L’amour est une question essentielle dans l’exposition personnelle de Gaëlle Choisne à Bétonsalon. Le centre d’art et de recherche parisien et son architecture volumineuse forment la toile de fond des explorations sensibles de l’artiste franco-haïtienne autour de l’amour comme attitude, forme de résistance et source d’actions politiques. Avec C&, elle parle des déesses babylonienne et haïtienne de l’amour, de codes du désir et de bars clandestins.
Contemporary And : Vous occupez un espace architectural pour une exposition qui a pour sujet l’immatériel, la spiritualité, l’intime. Pourquoi ce jeu d’oxymore justement à Bétonsalon ?
Gaëlle Choisne : L’équilibre du monde réside dans ses antinomies. Cette dialectique est inévitable et essentielle.
C& : Comment avez-vous pensé l’espace d’exposition ? Est-ce que votre production est une continuité de vos vidéos Cric Crac et de l’exposition au titre éponyme de 2015 au Centre d’art contemporain La Halle des bouchers ?
GC : Ce temps de montage prolongé à Bétonsalon est bien sûr une continuité de recherches formelles et théoriques. J’envisage l’espace d’exposition comme le prolongement de mon atelier. Cric Crac est très spécifique dans son sujet, mais les méthodes de montage et d’assemblage sont similaires dans mes travaux d’installation. Il est vrai que l’exposition à la Halle des bouchers peut être considérée comme une première forme d’ébauche. Un bar à rhum clandestin servait de lieu de partage et de discussion.
C& : Dans votre livre photographique Wood my love (2013), vous voyagez entre Miami et Port-au-Prince. Les images capturées ont-elles aussi été un point de départ pour cette thématique de l’amour ?
GC : Woodmylove est le prénom d’une petite fille qui participait à un camp que j’ai organisé en Haïti en 2014. Tout est prémices de ce qui va suivre.
C& : Quatre événements « LUVs » ponctuent l’exposition au cours de laquelle artistes et chercheurs sont invités, et des workshops sont proposés au grand public. Pouvez-vous définir ce néologisme ? Comment avez-vous pensé ces sessions ? Peut-on les comparer à des étapes d’un parcours spirituel, intimiste ?
GC : Un « LUV » dans l’argot anglophone désigne le début d’amour, moins théâtral et pesant que le LOVE. Mes « luvs » ont été pensés dans une simple volonté d’accueillir et de donner une voix à certains qui ne l’ont pas assez.

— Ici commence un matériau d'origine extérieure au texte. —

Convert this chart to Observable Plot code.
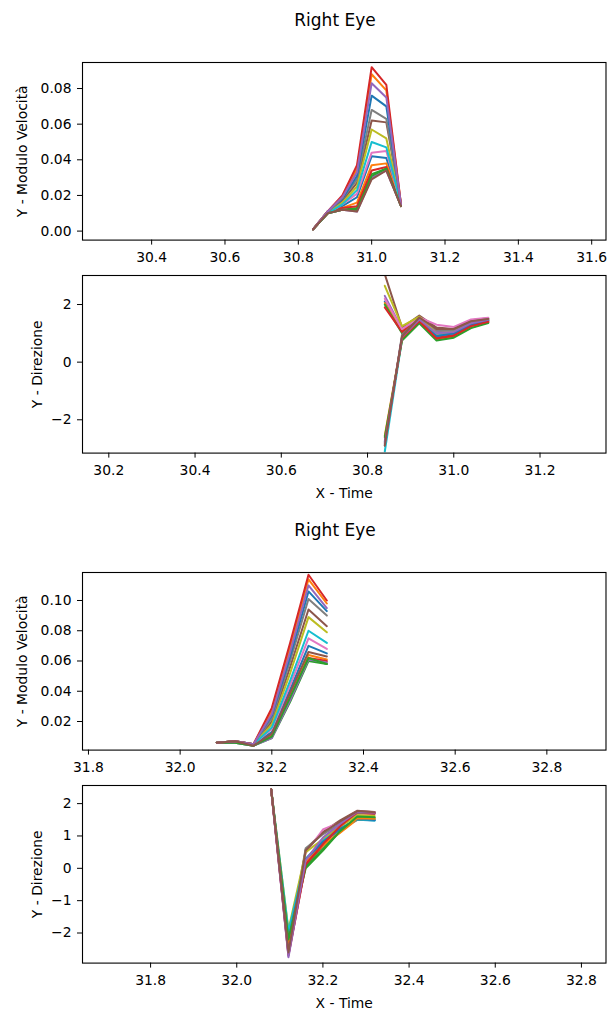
<!DOCTYPE html>
<html><head><meta charset="utf-8">
<script src="https://cdn.jsdelivr.net/npm/d3@7"></script>
<script src="https://cdn.jsdelivr.net/npm/@observablehq/plot@0.6"></script>
<style>
html,body{margin:0;padding:0;background:#fff;}
#root{position:relative;width:607px;height:1012px;overflow:hidden;font-family:"DejaVu Sans",sans-serif;}
.title{position:absolute;font-size:17px;line-height:20px;white-space:nowrap;transform:translateX(-50%);color:#000;}
.panel{position:absolute;left:0;}
</style></head><body><div id="root"></div>
<script>
// ---------- data ----------
const titles = ["Right Eye", "Right Eye"];
const velLabel = "Y - Modulo Velocità";
const dirLabel = "Y - Direzione";
const timeLabel = "X - Time";

const time1 = [30.84, 30.88, 30.92, 30.96, 31.00, 31.04, 31.08];
const time2 = [32.08, 32.12, 32.16, 32.20, 32.24, 32.28, 32.32];

// series 0..15 (colour = tab10[i % 10]), drawn in order
const vel1 = [
  [0.001, 0.010, 0.014, 0.019, 0.042, 0.041, 0.015],
  [0.001, 0.010, 0.013, 0.016, 0.037, 0.038, 0.015],
  [0.001, 0.010, 0.012, 0.013, 0.032, 0.035, 0.014],
  [0.001, 0.010, 0.013, 0.014, 0.034, 0.036, 0.014],
  [0.001, 0.010, 0.012, 0.011, 0.030, 0.034, 0.014],
  [0.001, 0.010, 0.017, 0.027, 0.062, 0.061, 0.015],
  [0.001, 0.010, 0.015, 0.021, 0.044, 0.045, 0.015],
  [0.001, 0.011, 0.018, 0.029, 0.068, 0.063, 0.015],
  [0.001, 0.010, 0.016, 0.025, 0.057, 0.052, 0.015],
  [0.001, 0.010, 0.015, 0.023, 0.050, 0.047, 0.015],
  [0.001, 0.011, 0.018, 0.031, 0.076, 0.070, 0.015],
  [0.001, 0.011, 0.019, 0.035, 0.088, 0.079, 0.015],
  [0.001, 0.010, 0.012, 0.012, 0.031, 0.035, 0.014],
  [0.001, 0.011, 0.020, 0.037, 0.092, 0.082, 0.015],
  [0.001, 0.011, 0.019, 0.033, 0.083, 0.075, 0.015],
  [0.001, 0.010, 0.012, 0.011, 0.029, 0.034, 0.014]
];

const dir1 = [
  [2.10, 1.05, 1.42, 0.90, 0.98, 1.30, 1.44],
  [2.05, 1.10, 1.50, 0.95, 1.02, 1.33, 1.45],
  [2.00, 1.00, 1.45, 0.80, 0.88, 1.22, 1.38],
  [1.90, 1.05, 1.48, 0.85, 0.94, 1.27, 1.41],
  [2.30, 1.15, 1.52, 1.05, 1.08, 1.38, 1.49],
  [3.05, 1.20, 1.62, 1.20, 1.15, 1.45, 1.52],
  [2.20, 1.15, 1.55, 1.30, 1.22, 1.48, 1.54],
  [-2.90, 0.95, 1.50, 1.10, 1.10, 1.40, 1.50],
  [2.65, 1.25, 1.58, 1.00, 1.05, 1.35, 1.47],
  [-3.10, 0.80, 1.38, 0.92, 1.00, 1.32, 1.44],
  [-2.75, 0.85, 1.40, 0.90, 1.00, 1.30, 1.45],
  [-2.55, 0.80, 1.45, 0.80, 0.90, 1.20, 1.38],
  [-2.60, 0.75, 1.35, 0.75, 0.85, 1.18, 1.36],
  [-2.80, 0.85, 1.42, 0.82, 0.92, 1.25, 1.40],
  [-2.85, 0.88, 1.48, 1.00, 1.05, 1.35, 1.47],
  [-2.90, 0.90, 1.55, 1.15, 1.15, 1.42, 1.50]
];

const vel2 = [
  [0.006, 0.007, 0.005, 0.013, 0.041, 0.070, 0.065],
  [0.006, 0.007, 0.004, 0.011, 0.037, 0.064, 0.061],
  [0.006, 0.006, 0.004, 0.009, 0.033, 0.060, 0.058],
  [0.006, 0.007, 0.004, 0.010, 0.035, 0.062, 0.060],
  [0.006, 0.006, 0.004, 0.009, 0.034, 0.061, 0.059],
  [0.006, 0.007, 0.005, 0.020, 0.056, 0.094, 0.083],
  [0.006, 0.007, 0.005, 0.015, 0.044, 0.075, 0.068],
  [0.006, 0.007, 0.005, 0.022, 0.060, 0.101, 0.090],
  [0.006, 0.007, 0.005, 0.018, 0.052, 0.089, 0.079],
  [0.006, 0.007, 0.005, 0.016, 0.047, 0.080, 0.072],
  [0.006, 0.007, 0.005, 0.024, 0.063, 0.106, 0.093],
  [0.006, 0.007, 0.005, 0.027, 0.069, 0.114, 0.098],
  [0.006, 0.006, 0.004, 0.010, 0.036, 0.062, 0.058],
  [0.006, 0.007, 0.005, 0.029, 0.072, 0.117, 0.100],
  [0.006, 0.007, 0.005, 0.025, 0.066, 0.110, 0.095],
  [0.006, 0.007, 0.004, 0.012, 0.039, 0.066, 0.063]
];

const dir2 = [
  [2.42, -2.30, 0.25, 0.80, 1.20, 1.50, 1.48],
  [2.42, -2.35, 0.15, 0.70, 1.10, 1.52, 1.52],
  [2.42, -2.25, 0.00, 0.55, 1.15, 1.58, 1.56],
  [2.42, -2.70, 0.10, 0.70, 1.30, 1.70, 1.68],
  [2.42, -2.75, 0.20, 0.90, 1.35, 1.72, 1.70],
  [2.43, -2.55, 0.58, 1.12, 1.48, 1.78, 1.74],
  [2.43, -2.45, 0.48, 1.20, 1.42, 1.76, 1.73],
  [2.43, -2.40, 0.62, 1.05, 1.38, 1.72, 1.70],
  [2.43, -1.90, 0.50, 0.90, 1.28, 1.64, 1.62],
  [2.43, -1.95, 0.30, 0.85, 1.22, 1.52, 1.48],
  [2.44, -2.20, 0.28, 0.82, 1.22, 1.53, 1.49],
  [2.44, -2.30, 0.18, 0.72, 1.12, 1.55, 1.53],
  [2.44, -2.20, 0.05, 0.60, 1.15, 1.60, 1.58],
  [2.44, -2.65, 0.12, 0.75, 1.30, 1.74, 1.71],
  [2.44, -2.70, 0.25, 0.95, 1.38, 1.75, 1.72],
  [2.45, -2.60, 0.55, 1.10, 1.45, 1.77, 1.73]
];

// tick values and axis ranges
const xTicks1 = [30.4, 30.6, 30.8, 31.0, 31.2, 31.4, 31.6];
const xTicks2 = [30.2, 30.4, 30.6, 30.8, 31.0, 31.2];
const xTicks3 = [31.8, 32.0, 32.2, 32.4, 32.6, 32.8];
const xTicks4 = [31.8, 32.0, 32.2, 32.4, 32.6, 32.8];
const yTicks1 = [0.00, 0.02, 0.04, 0.06, 0.08];
const yTicks2 = [-2, 0, 2];
const yTicks3 = [0.02, 0.04, 0.06, 0.08, 0.10];
const yTicks4 = [-2, -1, 0, 1, 2];
const xRange1 = [30.2115, 31.639];
const xRange2 = [30.139, 31.353];
const xRange3 = [31.787, 32.929];
const xRange4 = [31.642, 32.857];
const yRange1 = [-0.00505, 0.0946];
const yRange2 = [-3.156, 3.007];
const yRange3 = [0.0011, 0.1185];
const yRange4 = [-2.93, 2.56];

const TAB10 = ["#1f77b4","#ff7f0e","#2ca02c","#d62728","#9467bd","#8c564b","#e377c2","#7f7f7f","#bcbd22","#17becf"];

// ---------- layout ----------
const FRAME_H = 177.6;
const panels = [
  {x: time1, series: vel1, xDomain: xRange1, yDomain: yRange1, xTicks: xTicks1, yTicks: yTicks1, yFmt: ".2f", yLabel: velLabel, xLabel: null, frameTop: 61.7, labelDx: -55.5},
  {x: time1, series: dir1, xDomain: xRange2, yDomain: yRange2, xTicks: xTicks2, yTicks: yTicks2, yFmt: "d", yLabel: dirLabel, xLabel: timeLabel, frameTop: 274.7, labelDx: -40.5},
  {x: time2, series: vel2, xDomain: xRange3, yDomain: yRange3, xTicks: xTicks3, yTicks: yTicks3, yFmt: ".2f", yLabel: velLabel, xLabel: null, frameTop: 571.7, labelDx: -55.5},
  {x: time2, series: dir2, xDomain: xRange4, yDomain: yRange4, xTicks: xTicks4, yTicks: yTicks4, yFmt: "d", yLabel: dirLabel, xLabel: timeLabel, frameTop: 784.7, labelDx: -40.5}
];

const root = document.getElementById("root");

[25.7, 535.7].forEach((baseline, k) => {
  const t = document.createElement("div");
  t.className = "title";
  t.textContent = titles[k];
  t.style.left = "335px";
  t.style.top = (baseline - 15.8) + "px";
  root.appendChild(t);
});

function makePanel(p) {
  const mt = 10, mb = p.xLabel ? 56 : 36;
  const marks = [];
  p.series.forEach((vals, i) => {
    const rows = vals.map((v, j) => ({t: p.x[j], v}));
    marks.push(Plot.line(rows, {x: "t", y: "v", stroke: TAB10[i % 10], strokeWidth: 2, strokeLinejoin: "round", clip: true}));
  });
  marks.push(Plot.frame({stroke: "#000", strokeWidth: 1.1}));
  marks.push(Plot.axisX({ticks: p.xTicks, tickFormat: d3.format(".1f"), tickSize: 5, tickPadding: 7.5, label: null}));
  marks.push(Plot.axisY({ticks: p.yTicks, tickFormat: d3.format(p.yFmt), tickSize: 5, tickPadding: 6, label: null}));
  marks.push(Plot.text([p.yLabel], {text: d => d, frameAnchor: "left", rotate: -90, dx: p.labelDx, lineAnchor: "bottom", textAnchor: "middle"}));
  if (p.xLabel) marks.push(Plot.text([p.xLabel], {text: d => d, frameAnchor: "bottom", dy: 44.7, lineAnchor: "bottom", textAnchor: "middle"}));
  const chart = Plot.plot({
    width: 607,
    height: mt + FRAME_H + mb,
    marginLeft: 82, marginRight: 1.5, marginTop: mt, marginBottom: mb,
    x: {domain: p.xDomain},
    y: {domain: p.yDomain},
    style: {fontFamily: "DejaVu Sans", fontSize: "13.9px", background: "transparent", color: "#000", overflow: "visible"},
    marks
  });
  chart.classList.add("panel");
  chart.style.position = "absolute";
  chart.style.top = (p.frameTop - mt) + "px";
  chart.style.left = "0px";
  root.appendChild(chart);
}
panels.forEach(makePanel);
</script>
</body></html>
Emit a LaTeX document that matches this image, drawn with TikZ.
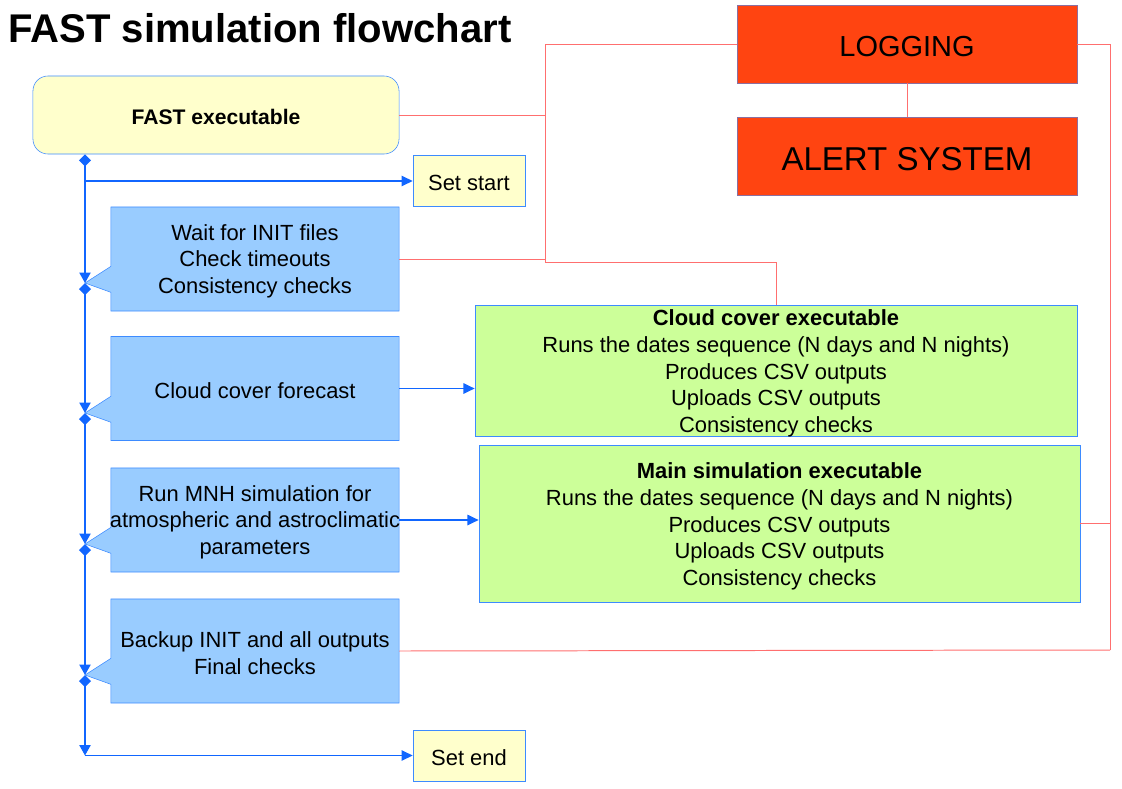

En collaboration étroite avec Lucas Morin, nous avons pensé à ces moments de ponctuation qui sont déjà largement mis en place à Bétonsalon.
C& : De la déesse babylonienne Ishtar à l’esprit Erzulie Dantor du vaudou haïtien – comment faites-vous dialoguer ces deux divinités et pourquoi les avoir choisies en particulier ?
GC : Ces deux divinités sont d’origines différentes mais sont toutes les deux déesses de l’amour, de la sexualité, mais aussi de la guerre. Ishtar renverse l’ordre social établi en requestionnant le genre et la sexualité, protège la prostitution et défend les plus faibles. Elle est masculine le matin et féminine le soir. Erzulie incarne la figure de la Vierge noire, défendant les femmes et les enfants. À la fois guerrière et protectrice des femmes seules, elle représente aussi la femme amoureuse.
C& : « Temple of Love » : (re)construction et réappropriation des codes du désir et d’un amour-chaos ?
GC : Réappropriation des codes du désir, oui d’une certaine manière et d’une remise en question du genre. Amour-chaos dans son sens positif car le chaos forme le cycle, un retour à l’origine, à ce qui a besoin d’être remodelé. Le capitalisme et l’amour sont trop souvent, inconsciemment ou non, mis en relation et servent des méthodes de manipulation des richesses et des biens.
Gaëlle Choisne (1985, France) est diplômée de l’École nationale supérieure des beaux-arts de Lyon. En janvier 2017, elle intègre la Rijksakademie, après un an de résidence à la Cité internationale des arts de Paris. Son travail a récemment été présenté à l’occasion de biennales, d’expositions de groupe ou de workshops, tels qu’au Beirut Art Center pour la 13ème Biennale de Sharjah (2017), au MAC Lyon (2016), à la Biennale de Lyon (2015) ou encore au Musée d’Art Moderne de la Ville de Paris (2018). TEMPLE OF LOVE est sa première exposition personnelle institutionnelle à Paris.
Julie Abricot est Franco-guadeloupéenne et étudiante en histoire de l’art. Fondatrice de kunstfeld, webzine franco-allemand sur l’art contemporain, elle vit entre Paris et Berlin.